Eppure non ci pare di tornare indietro, ma anzi di andare avanti con forza, nel confermare oggi l’”I care” milaniano come unico ottimismo possibile. L’ottimismo che ha come meta gli altri, che con gli altri (e non per sé) trova la strada per non perdersi in boschi di eucalipto o fermarsi in una qualche grotta protetta.

Santiago di Compostela è un grande mito europeo tendente appunto ad “avere una meta nobile”, per la quale ha senso soffrire, impegnarsi, sconfiggere paure e pigrizie. Santiago è quindi naturaliter ottimistico. Agli amici e amiche che lavorano con/per chi è più giovane di noi l’ottimismo si impone come necessità, nonostante le mitologie senza scopi di chi idolatra solo le tecniche. La meta va ovviamente cercata insieme.

Questo ottimismo l’abbiamo trovato in Sara, ragazza bergamasca, formatrice di mananger a Bruxelles, felice di passare le sue ferie sul Camino. Insieme a lei ricordiamo amici comuni: Spaltro, Bruscaglioni.
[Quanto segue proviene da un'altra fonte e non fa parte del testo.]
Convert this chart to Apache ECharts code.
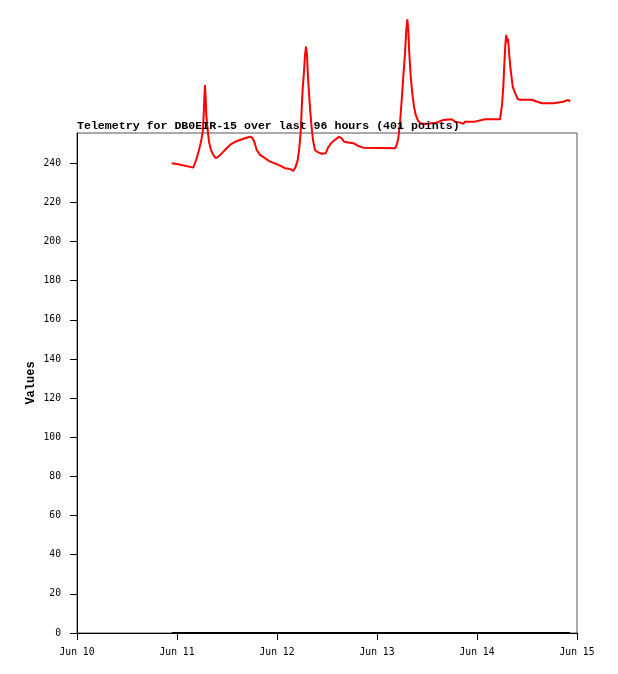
<!DOCTYPE html>
<html>
<head>
<meta charset="utf-8">
<script src="https://cdn.jsdelivr.net/npm/echarts@6/dist/echarts.min.js"></script>
<style>html,body{margin:0;padding:0;background:#fff;}#c{width:618px;height:674px;}</style>
</head>
<body>
<div id="c"></div>
<script>
const titleText = "Telemetry for DB0EIR-15 over last 96 hours (401 points)";
const yAxisName = "Values";
// x positions are hours since Jun 10 00:00
const xTickLabels = ["Jun 10", "Jun 11", "Jun 12", "Jun 13", "Jun 14", "Jun 15"];
const telemetryHours = [
  22.73, 24.31, 25.92, 27.91, 28.32, 28.73, 29.28, 29.76, 30.17, 30.41, 30.55, 30.72, 30.89, 31.03, 31.37, 31.68,
  32.16, 32.71, 33.29, 33.91, 34.73, 35.52, 36.72, 37.92, 39.12, 40.32, 41.52, 42.07, 42.55, 43.13, 43.92, 44.95,
  46.32, 47.52, 48.72, 49.92, 51.12, 51.91, 52.49, 52.97, 53.35, 53.69, 53.93, 54.17, 54.48, 54.72, 54.96, 55.20,
  55.37, 55.68, 55.99, 56.33, 56.71, 57.12, 57.77, 58.73, 59.69, 60.17, 60.96, 61.92, 62.88, 63.53, 64.15, 65.11,
  66.31, 67.37, 68.71,
  69.12, 76.32, 76.73, 77.11, 77.52, 77.93, 78.31, 78.72, 79.03, 79.27, 79.51, 79.75, 80.09, 80.47, 80.88, 81.29,
  81.77, 82.32, 83.52, 85.13, 86.33, 87.91, 89.93, 90.72, 91.92, 92.71, 93.12, 95.52, 95.93, 97.92, 101.52, 101.83,
  102.00, 102.31, 102.55, 102.79, 103.03, 103.27, 103.44, 103.68, 103.99, 104.33, 104.57, 104.95, 105.36, 105.77,
  106.32, 109.13, 109.37, 111.53, 114.31, 114.72, 116.71, 116.95, 117.91, 118.32
];
const telemetryValues = [
  240.0, 239.5, 238.8, 237.8, 238.3, 242.6, 246.8, 251.0, 256.0, 264.7, 273.0, 280.0, 273.0, 264.7, 257.0, 251.0,
  246.8, 244.3, 242.6, 243.4, 245.1, 246.8, 249.4, 251.0, 251.9, 252.8, 253.6, 253.1, 251.0, 246.8, 244.3, 242.9,
  240.9, 240.0, 238.8, 237.5, 237.1, 236.1, 238.3, 241.7, 247.7, 256.2, 268.1, 278.3, 286.8, 295.3, 299.6, 295.3,
  286.8, 275.8, 266.4, 257.9, 251.0, 246.8, 245.7, 244.9, 245.1, 247.7, 250.3, 252.0, 253.6, 252.8, 251.0, 250.7,
  250.3, 249.0, 248.0,
  247.7, 247.7, 249.4, 252.8, 260.5, 272.4, 284.3, 296.2, 308.1, 313.6, 308.1, 296.2, 284.3, 275.8, 269.0, 264.7,
  262.2, 260.5, 260.1, 260.5, 260.8, 262.2, 262.5, 261.3, 260.8, 260.2, 261.3, 261.3, 262.2, 262.5, 262.5, 262.5,
  269.8, 279.2, 290.2, 300.5, 305.6, 302.0, 303.7, 297.0, 289.4, 283.4, 279.2, 277.0, 274.9, 272.9,
  272.5, 272.5, 271.5, 270.7, 270.7, 271.5, 271.5, 272.4, 272.4, 271.5
];
const zeroHours = [22.73, 118.32];
const zeroValues = [0, 0];

const chart = echarts.init(document.getElementById('c'), null, {renderer: 'canvas'});
const mono = "'Liberation Mono', 'DejaVu Sans Mono', monospace";
chart.setOption({
  animation: false,
  backgroundColor: '#ffffff',
  title: {
    text: titleText,
    left: 77, top: 120,
    padding: 0,
    textStyle: {fontFamily: mono, fontWeight: 'bold', fontSize: 11.6, color: '#000'}
  },
  grid: {left: 77, top: 133, right: 41, bottom: 41, containLabel: false, outerBoundsMode: 'none',
         show: true, borderColor: '#555', borderWidth: 1, backgroundColor: 'transparent'},
  xAxis: {
    type: 'value', min: 0, max: 120, interval: 24,
    axisLine: {show: true, onZero: false, lineStyle: {color: '#000', width: 1}},
    axisTick: {show: true, length: 7, lineStyle: {color: '#000'}},
    splitLine: {show: false},
    axisLabel: {
      margin: 14, color: '#000', fontFamily: "'DejaVu Sans Mono', monospace", fontSize: 9.7,
      formatter: v => xTickLabels[Math.round(v / 24)]
    }
  },
  yAxis: {
    type: 'value', min: 0, max: 255.5, interval: 20,
    name: yAxisName, nameLocation: 'middle', nameGap: 40, nameRotate: 90, nameMoveOverlap: false,
    nameTextStyle: {fontFamily: mono, fontWeight: 'bold', fontSize: 12, color: '#000'},
    axisLine: {show: true, lineStyle: {color: '#000', width: 1}},
    axisTick: {show: true, length: 7, lineStyle: {color: '#000'}},
    splitLine: {show: false},
    axisLabel: {margin: 16, color: '#000', fontFamily: "'DejaVu Sans Mono', monospace", fontSize: 9.7,
                showMaxLabel: false}
  },
  series: [
    {
      type: 'line', data: zeroHours.map((h, i) => [h, zeroValues[i]]),
      showSymbol: false, symbol: 'none', clip: false,
      lineStyle: {color: '#000', width: 2}, z: 3
    },
    {
      type: 'line', data: telemetryHours.map((h, i) => [h, telemetryValues[i]]),
      showSymbol: false, symbol: 'none', clip: false,
      lineStyle: {color: '#ff0000', width: 2}, z: 4
    }
  ]
});
</script>
</body>
</html>
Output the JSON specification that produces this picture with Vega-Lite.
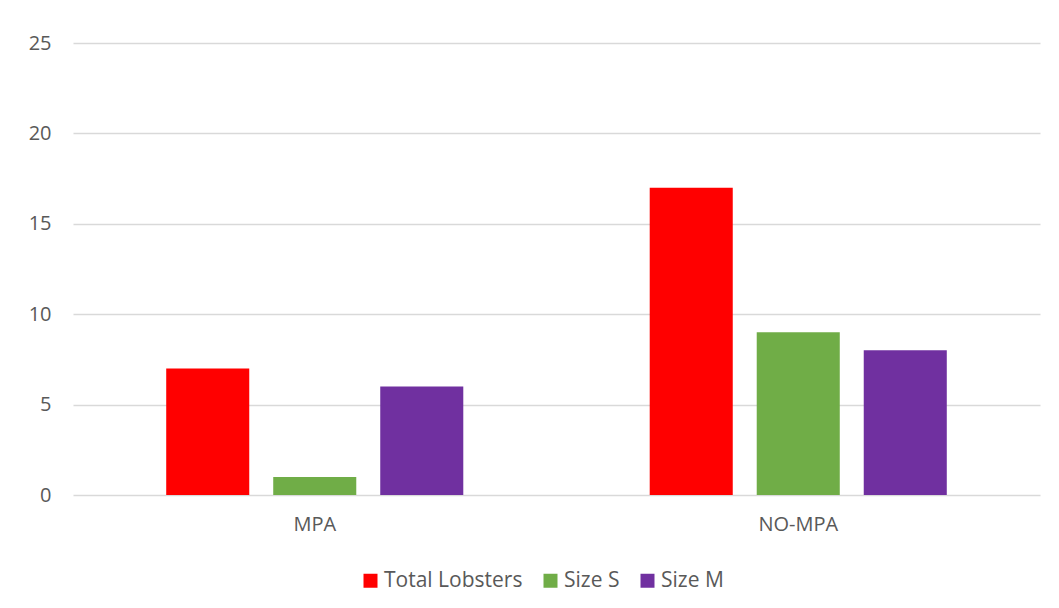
{
  "$schema": "https://vega.github.io/schema/vega-lite/v6.json",
  "width": 967,
  "height": 452,
  "autosize": {"type": "none"},
  "padding": {"left": 73, "top": 43, "right": 19, "bottom": 113},
  "background": "white",
  "config": {"view": {"stroke": null}, "font": "Open Sans"},
  "data": {
    "values": [
      {"site": "MPA", "series": "Total Lobsters", "value": 7},
      {"site": "MPA", "series": "Size S", "value": 1},
      {"site": "MPA", "series": "Size M", "value": 6},
      {"site": "NO-MPA", "series": "Total Lobsters", "value": 17},
      {"site": "NO-MPA", "series": "Size S", "value": 9},
      {"site": "NO-MPA", "series": "Size M", "value": 8}
    ]
  },
  "mark": {"type": "bar"},
  "encoding": {
    "x": {
      "field": "site", "type": "nominal", "sort": ["MPA", "NO-MPA"],
      "scale": {"paddingInner": 0, "paddingOuter": 0},
      "axis": {"title": null, "labelAngle": 0, "domain": false, "ticks": false, "tickSize": 0, "labelPadding": 19, "labelFontSize": 20, "labelColor": "#595959", "labelFont": "Open Sans"}
    },
    "xOffset": {
      "field": "series", "type": "nominal", "sort": ["Total Lobsters", "Size S", "Size M"],
      "scale": {"paddingInner": 0.224, "paddingOuter": 0.871}
    },
    "y": {
      "field": "value", "type": "quantitative",
      "scale": {"domain": [0, 25], "nice": false},
      "axis": {"title": null, "values": [0, 5, 10, 15, 20, 25], "domain": false, "ticks": false, "tickSize": 0, "labelPadding": 22, "labelFontSize": 20, "labelColor": "#595959", "labelFont": "Open Sans", "gridColor": "#d9d9d9", "gridWidth": 1.3}
    },
    "color": {
      "field": "series", "type": "nominal", "sort": ["Total Lobsters", "Size S", "Size M"],
      "scale": {"domain": ["Total Lobsters", "Size S", "Size M"], "range": ["#ff0000", "#70ad47", "#7030a0"]},
      "legend": {"title": null, "orient": "none", "legendX": 287, "legendY": 527, "direction": "horizontal", "symbolType": "square", "symbolSize": 196, "symbolStrokeWidth": 0, "labelFontSize": 21, "labelColor": "#595959", "labelFont": "Open Sans", "labelOffset": 3, "columnPadding": 17}
    }
  }
}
Dormiamo stasera in una casa rurale ristrutturata e curata con sobrietà elegante e dedizione da mani femminili (a proposito…), casa antica che sa di lavanda e fiori di campo. Tendine lavorate a mano, copriletti e mobili che raccontano di un passato che è ancora in noi. Soffitti con travi di quercia, soprammobili non belli di per sé ma per i valori che esprimevano, come ci insegnava Mario Rigoni Stern. L’ottimismo del futuro deve avere una memoria, non partiamo da zero. Le nostre radici generano futuro, se sappiamo coltivarle, curarle con dedizione e saggezza.

Questa sera brinderemo al successo della “settimana pedagogica” che comincia oggi a Casoli (CH), organizzata dall’ Istituto superiore “Algeri Marino”. Tutti noi inviamo un saluto alla dirigente scolastica, Costanza Cavaliere, motore dell’iniziativa.